Set down each line of the material that follows, exactly, with no pictures.
======
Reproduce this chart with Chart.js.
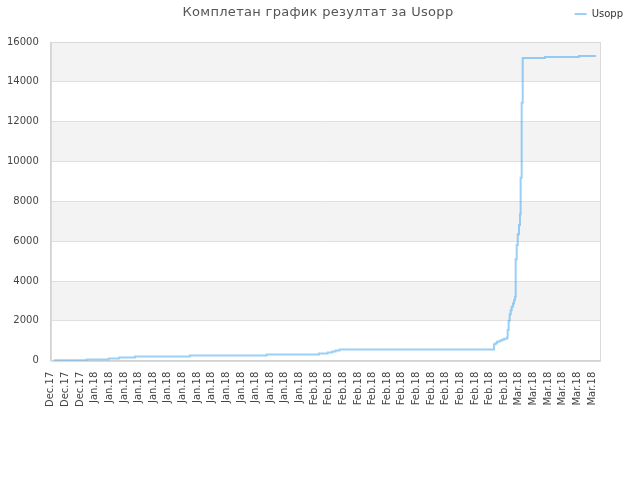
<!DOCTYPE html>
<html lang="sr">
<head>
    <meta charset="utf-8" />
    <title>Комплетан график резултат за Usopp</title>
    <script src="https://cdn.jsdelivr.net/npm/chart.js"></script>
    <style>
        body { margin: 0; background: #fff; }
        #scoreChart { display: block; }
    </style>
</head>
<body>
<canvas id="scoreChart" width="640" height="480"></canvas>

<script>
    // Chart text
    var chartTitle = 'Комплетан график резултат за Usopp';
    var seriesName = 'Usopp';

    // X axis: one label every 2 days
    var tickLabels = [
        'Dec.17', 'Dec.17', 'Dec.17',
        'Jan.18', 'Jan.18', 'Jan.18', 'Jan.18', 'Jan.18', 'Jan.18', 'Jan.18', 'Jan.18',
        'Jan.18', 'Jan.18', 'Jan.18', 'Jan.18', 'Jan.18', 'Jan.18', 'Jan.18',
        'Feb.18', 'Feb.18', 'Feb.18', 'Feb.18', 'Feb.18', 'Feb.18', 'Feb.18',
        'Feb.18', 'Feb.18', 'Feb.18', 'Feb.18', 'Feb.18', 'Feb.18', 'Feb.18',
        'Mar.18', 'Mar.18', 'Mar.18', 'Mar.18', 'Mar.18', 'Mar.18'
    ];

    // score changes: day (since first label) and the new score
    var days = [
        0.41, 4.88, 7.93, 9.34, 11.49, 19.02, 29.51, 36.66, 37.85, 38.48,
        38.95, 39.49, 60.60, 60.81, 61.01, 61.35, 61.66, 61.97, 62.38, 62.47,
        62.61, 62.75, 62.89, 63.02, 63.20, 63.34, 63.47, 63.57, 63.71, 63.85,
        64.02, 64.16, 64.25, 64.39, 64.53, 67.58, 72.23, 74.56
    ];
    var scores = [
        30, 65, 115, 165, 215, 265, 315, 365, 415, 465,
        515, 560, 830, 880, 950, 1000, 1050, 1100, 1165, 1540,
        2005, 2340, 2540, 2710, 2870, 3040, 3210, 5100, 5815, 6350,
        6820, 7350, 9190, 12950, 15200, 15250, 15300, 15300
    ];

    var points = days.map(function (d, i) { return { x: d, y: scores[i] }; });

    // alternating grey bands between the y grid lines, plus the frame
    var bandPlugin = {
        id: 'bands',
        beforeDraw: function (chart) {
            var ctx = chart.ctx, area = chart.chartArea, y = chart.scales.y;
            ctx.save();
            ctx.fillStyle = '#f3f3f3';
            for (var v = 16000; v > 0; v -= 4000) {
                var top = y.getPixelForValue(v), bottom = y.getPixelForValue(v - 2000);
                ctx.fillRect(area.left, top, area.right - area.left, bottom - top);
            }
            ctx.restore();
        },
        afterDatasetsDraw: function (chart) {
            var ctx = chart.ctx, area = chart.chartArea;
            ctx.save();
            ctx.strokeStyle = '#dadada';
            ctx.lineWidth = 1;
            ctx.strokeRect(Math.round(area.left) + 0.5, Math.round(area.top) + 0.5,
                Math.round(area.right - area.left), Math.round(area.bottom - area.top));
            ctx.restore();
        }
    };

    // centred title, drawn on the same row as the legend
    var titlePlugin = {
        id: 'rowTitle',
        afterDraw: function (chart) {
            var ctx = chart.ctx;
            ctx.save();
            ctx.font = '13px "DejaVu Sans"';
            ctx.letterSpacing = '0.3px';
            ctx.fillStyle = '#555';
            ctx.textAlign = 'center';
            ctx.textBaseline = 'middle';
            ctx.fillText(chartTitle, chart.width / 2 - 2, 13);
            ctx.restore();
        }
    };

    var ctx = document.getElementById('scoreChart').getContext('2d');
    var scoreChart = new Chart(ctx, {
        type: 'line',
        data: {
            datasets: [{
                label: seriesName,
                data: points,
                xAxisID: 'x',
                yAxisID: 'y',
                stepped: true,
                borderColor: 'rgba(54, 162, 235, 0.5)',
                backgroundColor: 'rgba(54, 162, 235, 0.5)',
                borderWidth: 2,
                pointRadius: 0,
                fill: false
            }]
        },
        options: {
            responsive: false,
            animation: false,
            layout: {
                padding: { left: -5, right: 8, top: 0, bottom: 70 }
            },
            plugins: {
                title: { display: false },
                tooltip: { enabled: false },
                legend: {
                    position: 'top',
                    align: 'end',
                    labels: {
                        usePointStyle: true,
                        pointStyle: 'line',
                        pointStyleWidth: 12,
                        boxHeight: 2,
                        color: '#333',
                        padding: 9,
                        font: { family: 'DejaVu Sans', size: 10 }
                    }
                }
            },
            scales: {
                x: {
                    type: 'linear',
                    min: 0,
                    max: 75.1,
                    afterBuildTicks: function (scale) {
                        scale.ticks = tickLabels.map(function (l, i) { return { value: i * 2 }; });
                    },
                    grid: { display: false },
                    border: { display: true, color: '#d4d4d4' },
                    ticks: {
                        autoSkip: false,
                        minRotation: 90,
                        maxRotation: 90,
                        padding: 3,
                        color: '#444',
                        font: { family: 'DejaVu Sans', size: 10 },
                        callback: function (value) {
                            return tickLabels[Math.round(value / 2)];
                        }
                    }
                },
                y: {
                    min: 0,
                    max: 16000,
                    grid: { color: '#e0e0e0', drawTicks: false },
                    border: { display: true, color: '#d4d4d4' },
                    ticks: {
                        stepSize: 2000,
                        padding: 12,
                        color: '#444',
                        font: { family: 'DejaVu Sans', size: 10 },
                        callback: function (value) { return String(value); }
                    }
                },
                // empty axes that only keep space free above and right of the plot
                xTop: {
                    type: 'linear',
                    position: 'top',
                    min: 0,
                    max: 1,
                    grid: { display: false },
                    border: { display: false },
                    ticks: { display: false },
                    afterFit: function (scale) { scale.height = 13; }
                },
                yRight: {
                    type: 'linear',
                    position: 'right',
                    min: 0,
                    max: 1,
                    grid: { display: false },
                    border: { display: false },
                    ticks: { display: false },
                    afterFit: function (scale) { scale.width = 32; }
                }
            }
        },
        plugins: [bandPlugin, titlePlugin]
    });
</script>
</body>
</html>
======
The output:
Reproduce this chart with Chart.js.
<!DOCTYPE html>
<html lang="sr">
<head>
    <meta charset="utf-8" />
    <title>Комплетан график резултат за Usopp</title>
    <script src="https://cdn.jsdelivr.net/npm/chart.js"></script>
    <style>
        body { margin: 0; background: #fff; }
        #scoreChart { display: block; }
    </style>
</head>
<body>
<canvas id="scoreChart" width="640" height="480"></canvas>

<script>
    // Chart text
    var chartTitle = 'Комплетан график резултат за Usopp';
    var seriesName = 'Usopp';

    // X axis: one label every 2 days
    var tickLabels = [
        'Dec.17', 'Dec.17', 'Dec.17',
        'Jan.18', 'Jan.18', 'Jan.18', 'Jan.18', 'Jan.18', 'Jan.18', 'Jan.18', 'Jan.18',
        'Jan.18', 'Jan.18', 'Jan.18', 'Jan.18', 'Jan.18', 'Jan.18', 'Jan.18',
        'Feb.18', 'Feb.18', 'Feb.18', 'Feb.18', 'Feb.18', 'Feb.18', 'Feb.18',
        'Feb.18', 'Feb.18', 'Feb.18', 'Feb.18', 'Feb.18', 'Feb.18', 'Feb.18',
        'Mar.18', 'Mar.18', 'Mar.18', 'Mar.18', 'Mar.18', 'Mar.18'
    ];

    // score changes: day (since first label) and the new score
    var days = [
        0.41, 4.88, 7.93, 9.34, 11.49, 19.02, 29.51, 36.66, 37.85, 38.48,
        38.95, 39.49, 60.60, 60.81, 61.01, 61.35, 61.66, 61.97, 62.38, 62.47,
        62.61, 62.75, 62.89, 63.02, 63.20, 63.34, 63.47, 63.57, 63.71, 63.85,
        64.02, 64.16, 64.25, 64.39, 64.53, 67.58, 72.23, 74.56
    ];
    var scores = [
        30, 65, 115, 165, 215, 265, 315, 365, 415, 465,
        515, 560, 830, 880, 950, 1000, 1050, 1100, 1165, 1540,
        2005, 2340, 2540, 2710, 2870, 3040, 3210, 5100, 5815, 6350,
        6820, 7350, 9190, 12950, 15200, 15250, 15300, 15300
    ];

    var points = days.map(function (d, i) { return { x: d, y: scores[i] }; });

    // alternating grey bands between the y grid lines, plus the frame
    var bandPlugin = {
        id: 'bands',
        beforeDraw: function (chart) {
            var ctx = chart.ctx, area = chart.chartArea, y = chart.scales.y;
            ctx.save();
            ctx.fillStyle = '#f3f3f3';
            for (var v = 16000; v > 0; v -= 4000) {
                var top = y.getPixelForValue(v), bottom = y.getPixelForValue(v - 2000);
                ctx.fillRect(area.left, top, area.right - area.left, bottom - top);
            }
            ctx.restore();
        },
        afterDatasetsDraw: function (chart) {
            var ctx = chart.ctx, area = chart.chartArea;
            ctx.save();
            ctx.strokeStyle = '#dadada';
            ctx.lineWidth = 1;
            ctx.strokeRect(Math.round(area.left) + 0.5, Math.round(area.top) + 0.5,
                Math.round(area.right - area.left), Math.round(area.bottom - area.top));
            ctx.restore();
        }
    };

    // centred title, drawn on the same row as the legend
    var titlePlugin = {
        id: 'rowTitle',
        afterDraw: function (chart) {
            var ctx = chart.ctx;
            ctx.save();
            ctx.font = '13px "DejaVu Sans"';
            ctx.letterSpacing = '0.3px';
            ctx.fillStyle = '#555';
            ctx.textAlign = 'center';
            ctx.textBaseline = 'middle';
            ctx.fillText(chartTitle, chart.width / 2 - 2, 13);
            ctx.restore();
        }
    };

    var ctx = document.getElementById('scoreChart').getContext('2d');
    var scoreChart = new Chart(ctx, {
        type: 'line',
        data: {
            datasets: [{
                label: seriesName,
                data: points,
                xAxisID: 'x',
                yAxisID: 'y',
                stepped: true,
                borderColor: 'rgba(54, 162, 235, 0.5)',
                backgroundColor: 'rgba(54, 162, 235, 0.5)',
                borderWidth: 2,
                pointRadius: 0,
                fill: false
            }]
        },
        options: {
            responsive: false,
            animation: false,
            layout: {
                padding: { left: -5, right: 8, top: 0, bottom: 70 }
            },
            plugins: {
                title: { display: false },
                tooltip: { enabled: false },
                legend: {
                    position: 'top',
                    align: 'end',
                    labels: {
                        usePointStyle: true,
                        pointStyle: 'line',
                        pointStyleWidth: 12,
                        boxHeight: 2,
                        color: '#333',
                        padding: 9,
                        font: { family: 'DejaVu Sans', size: 10 }
                    }
                }
            },
            scales: {
                x: {
                    type: 'linear',
                    min: 0,
                    max: 75.1,
                    afterBuildTicks: function (scale) {
                        scale.ticks = tickLabels.map(function (l, i) { return { value: i * 2 }; });
                    },
                    grid: { display: false },
                    border: { display: true, color: '#d4d4d4' },
                    ticks: {
                        autoSkip: false,
                        minRotation: 90,
                        maxRotation: 90,
                        padding: 3,
                        color: '#444',
                        font: { family: 'DejaVu Sans', size: 10 },
                        callback: function (value) {
                            return tickLabels[Math.round(value / 2)];
                        }
                    }
                },
                y: {
                    min: 0,
                    max: 16000,
                    grid: { color: '#e0e0e0', drawTicks: false },
                    border: { display: true, color: '#d4d4d4' },
                    ticks: {
                        stepSize: 2000,
                        padding: 12,
                        color: '#444',
                        font: { family: 'DejaVu Sans', size: 10 },
                        callback: function (value) { return String(value); }
                    }
                },
                // empty axes that only keep space free above and right of the plot
                xTop: {
                    type: 'linear',
                    position: 'top',
                    min: 0,
                    max: 1,
                    grid: { display: false },
                    border: { display: false },
                    ticks: { display: false },
                    afterFit: function (scale) { scale.height = 13; }
                },
                yRight: {
                    type: 'linear',
                    position: 'right',
                    min: 0,
                    max: 1,
                    grid: { display: false },
                    border: { display: false },
                    ticks: { display: false },
                    afterFit: function (scale) { scale.width = 32; }
                }
            }
        },
        plugins: [bandPlugin, titlePlugin]
    });
</script>
</body>
</html>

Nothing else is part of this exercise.